Avec seulement 26 exemplaires pour le premier volume et 30 pour les derniers, ces collections sont aujourd’hui des trésors extrêmement rares et prisés.
Les bibliothèques des membres fondateurs
La bibliothèque du marquis de Châteaugiron
La collection du marquis de Châteaugiron est souvent décrite comme l’une des plus belles de son époque. Elle comprenait des éditions rares de classiques grecs et latins, comme l’Horace édité par Combe et le César de Clarke, ainsi que des œuvres françaises comme La Nouvelle Héloïse annotée par Rousseau. La vente de sa bibliothèque en 1827, qui a rapporté 62 596 francs, fut un événement marquant dans le monde de la bibliophilie.
La bibliothèque de Guilbert de Pixerécourt
Connu pour son goût pour les reliures élégantes et les éditions rares, Pixerécourt possédait notamment des exemplaires sur vélin des classiques français et italiens. Ses livres portaient souvent un ex-libris original : « Un livre est un ami qui ne change jamais ».

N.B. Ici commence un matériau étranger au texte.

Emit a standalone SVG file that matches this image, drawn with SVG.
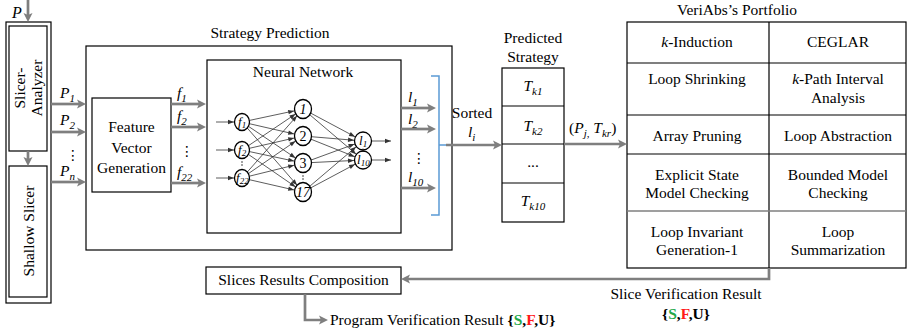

La bibliothèque de Charles-Athanase Walckenaer
Spécialisée en géographie et histoire naturelle, la collection de Walckenaer comptait des cartes et manuscrits précieux, ainsi que des ouvrages littéraires du XVIIe siècle. Sa vente posthume en 1853 a produit près de 80 000 francs.
Héritage et influence
La Société des bibliophiles français a joué un rôle déterminant dans la valorisation des livres anciens et rares. Par son exclusivité et son raffinement, elle a fixé des standards élevés pour les collectionneurs et amateurs de livres. Ses Mélanges sont aujourd’hui des témoins précieux de l’engagement de ses membres pour la préservation et la diffusion du patrimoine littéraire.

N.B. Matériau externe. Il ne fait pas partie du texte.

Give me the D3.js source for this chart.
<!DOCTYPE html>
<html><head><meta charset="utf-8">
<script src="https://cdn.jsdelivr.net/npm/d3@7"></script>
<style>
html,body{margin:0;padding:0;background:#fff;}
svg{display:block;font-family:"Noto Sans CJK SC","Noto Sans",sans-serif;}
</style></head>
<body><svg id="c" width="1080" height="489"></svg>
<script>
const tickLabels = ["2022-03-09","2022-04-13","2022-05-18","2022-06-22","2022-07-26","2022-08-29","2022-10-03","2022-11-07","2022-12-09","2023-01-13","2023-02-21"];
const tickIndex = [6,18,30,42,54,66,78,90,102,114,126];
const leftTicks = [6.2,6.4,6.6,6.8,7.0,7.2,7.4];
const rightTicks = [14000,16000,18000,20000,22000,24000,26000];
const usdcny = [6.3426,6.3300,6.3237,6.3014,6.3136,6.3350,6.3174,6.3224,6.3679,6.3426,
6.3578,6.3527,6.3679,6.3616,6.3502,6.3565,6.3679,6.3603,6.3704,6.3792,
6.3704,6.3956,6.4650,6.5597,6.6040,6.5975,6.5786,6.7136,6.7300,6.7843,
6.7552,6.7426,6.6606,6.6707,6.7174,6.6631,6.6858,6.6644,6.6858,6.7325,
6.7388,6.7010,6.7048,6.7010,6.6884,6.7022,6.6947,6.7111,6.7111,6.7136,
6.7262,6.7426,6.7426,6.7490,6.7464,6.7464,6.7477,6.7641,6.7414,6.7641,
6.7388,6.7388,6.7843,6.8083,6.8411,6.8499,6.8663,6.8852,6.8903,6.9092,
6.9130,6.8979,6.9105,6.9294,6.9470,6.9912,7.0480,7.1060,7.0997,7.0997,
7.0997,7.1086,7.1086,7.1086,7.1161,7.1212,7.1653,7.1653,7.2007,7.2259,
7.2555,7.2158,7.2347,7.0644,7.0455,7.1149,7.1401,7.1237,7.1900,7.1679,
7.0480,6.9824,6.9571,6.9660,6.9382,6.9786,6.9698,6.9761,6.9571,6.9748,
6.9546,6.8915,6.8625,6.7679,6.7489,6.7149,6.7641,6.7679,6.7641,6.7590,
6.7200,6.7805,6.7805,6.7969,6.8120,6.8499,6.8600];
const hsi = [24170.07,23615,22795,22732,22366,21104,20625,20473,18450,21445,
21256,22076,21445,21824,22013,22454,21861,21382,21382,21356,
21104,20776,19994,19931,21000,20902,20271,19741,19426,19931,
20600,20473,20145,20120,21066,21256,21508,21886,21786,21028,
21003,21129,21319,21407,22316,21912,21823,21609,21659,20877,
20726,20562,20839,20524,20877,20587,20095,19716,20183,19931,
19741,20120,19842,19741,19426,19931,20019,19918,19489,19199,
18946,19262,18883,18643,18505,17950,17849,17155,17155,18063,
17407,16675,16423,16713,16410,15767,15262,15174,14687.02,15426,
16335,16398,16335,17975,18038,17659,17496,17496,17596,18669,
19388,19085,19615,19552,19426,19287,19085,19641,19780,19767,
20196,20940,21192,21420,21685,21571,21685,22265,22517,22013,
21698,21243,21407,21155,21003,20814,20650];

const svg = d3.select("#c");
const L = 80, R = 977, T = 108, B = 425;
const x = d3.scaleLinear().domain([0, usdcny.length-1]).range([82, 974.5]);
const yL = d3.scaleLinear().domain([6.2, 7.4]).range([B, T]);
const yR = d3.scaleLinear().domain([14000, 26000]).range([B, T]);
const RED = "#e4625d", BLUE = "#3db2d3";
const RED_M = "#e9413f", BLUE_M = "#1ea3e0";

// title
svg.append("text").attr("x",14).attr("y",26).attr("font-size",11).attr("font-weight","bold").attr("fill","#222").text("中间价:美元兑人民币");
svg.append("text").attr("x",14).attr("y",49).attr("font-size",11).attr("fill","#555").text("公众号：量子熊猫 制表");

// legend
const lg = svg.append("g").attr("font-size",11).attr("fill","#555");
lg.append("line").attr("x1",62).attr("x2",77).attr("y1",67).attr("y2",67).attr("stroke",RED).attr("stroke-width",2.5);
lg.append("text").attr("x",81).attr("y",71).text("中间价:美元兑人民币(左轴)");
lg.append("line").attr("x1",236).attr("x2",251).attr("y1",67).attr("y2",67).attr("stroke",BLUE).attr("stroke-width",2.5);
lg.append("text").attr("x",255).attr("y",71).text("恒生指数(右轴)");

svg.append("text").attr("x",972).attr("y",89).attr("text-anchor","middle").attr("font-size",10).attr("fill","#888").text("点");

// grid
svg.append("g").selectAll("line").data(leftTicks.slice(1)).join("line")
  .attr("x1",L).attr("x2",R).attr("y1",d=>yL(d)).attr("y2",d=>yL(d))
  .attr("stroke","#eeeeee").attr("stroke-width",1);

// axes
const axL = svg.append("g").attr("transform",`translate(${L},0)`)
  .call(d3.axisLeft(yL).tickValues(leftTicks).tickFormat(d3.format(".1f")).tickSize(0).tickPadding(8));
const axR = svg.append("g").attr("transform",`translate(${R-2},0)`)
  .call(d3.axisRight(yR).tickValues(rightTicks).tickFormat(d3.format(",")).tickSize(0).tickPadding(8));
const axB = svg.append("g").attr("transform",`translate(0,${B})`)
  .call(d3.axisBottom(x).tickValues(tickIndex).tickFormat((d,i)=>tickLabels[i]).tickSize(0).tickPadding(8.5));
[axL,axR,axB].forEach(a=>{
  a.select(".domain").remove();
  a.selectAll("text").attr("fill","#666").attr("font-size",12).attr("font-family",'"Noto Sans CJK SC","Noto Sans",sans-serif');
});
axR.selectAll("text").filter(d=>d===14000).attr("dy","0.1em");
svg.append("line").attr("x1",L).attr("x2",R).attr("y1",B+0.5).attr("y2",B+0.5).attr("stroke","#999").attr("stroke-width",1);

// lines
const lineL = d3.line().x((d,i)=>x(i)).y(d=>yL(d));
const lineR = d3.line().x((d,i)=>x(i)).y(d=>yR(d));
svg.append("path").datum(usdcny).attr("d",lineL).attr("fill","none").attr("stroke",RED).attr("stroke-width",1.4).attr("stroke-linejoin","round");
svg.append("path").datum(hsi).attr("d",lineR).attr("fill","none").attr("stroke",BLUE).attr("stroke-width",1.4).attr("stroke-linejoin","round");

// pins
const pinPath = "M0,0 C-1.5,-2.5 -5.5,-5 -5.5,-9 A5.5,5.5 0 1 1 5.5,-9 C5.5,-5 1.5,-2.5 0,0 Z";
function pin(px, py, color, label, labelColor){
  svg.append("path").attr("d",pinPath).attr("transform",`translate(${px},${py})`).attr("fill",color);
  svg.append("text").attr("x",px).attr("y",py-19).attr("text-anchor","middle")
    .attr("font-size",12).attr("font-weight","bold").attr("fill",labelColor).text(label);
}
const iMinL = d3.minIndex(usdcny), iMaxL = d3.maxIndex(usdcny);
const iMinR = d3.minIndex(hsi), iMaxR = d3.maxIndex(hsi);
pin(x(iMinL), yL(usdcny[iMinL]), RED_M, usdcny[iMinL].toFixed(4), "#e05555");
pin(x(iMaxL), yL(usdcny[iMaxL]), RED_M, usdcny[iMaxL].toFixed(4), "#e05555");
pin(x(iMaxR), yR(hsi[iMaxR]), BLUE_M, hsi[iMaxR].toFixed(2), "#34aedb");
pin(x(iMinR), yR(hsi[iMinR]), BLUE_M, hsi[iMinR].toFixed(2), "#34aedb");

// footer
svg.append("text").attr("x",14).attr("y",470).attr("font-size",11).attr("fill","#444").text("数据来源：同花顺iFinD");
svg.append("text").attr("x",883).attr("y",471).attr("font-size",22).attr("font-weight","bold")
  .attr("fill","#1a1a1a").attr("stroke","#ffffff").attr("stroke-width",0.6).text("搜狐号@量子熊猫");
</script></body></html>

Malgré la dissolution de la Société sous sa forme originale après 1829, ses membres ont continué à publier des ouvrages séparément, perpétuant l’esprit bibliophile dans un monde en mutation.
Conclusion
La Société des bibliophiles français reste un modèle d’excellence dans l’histoire de la bibliophilie. À travers leurs collections, publications et débats, ses membres ont contribué à sauvegarder un héritage culturel inestimable. En valorisant la rareté, la qualité et la perfection, ils ont laissé une empreinte durable dans l’univers des lettres et des arts.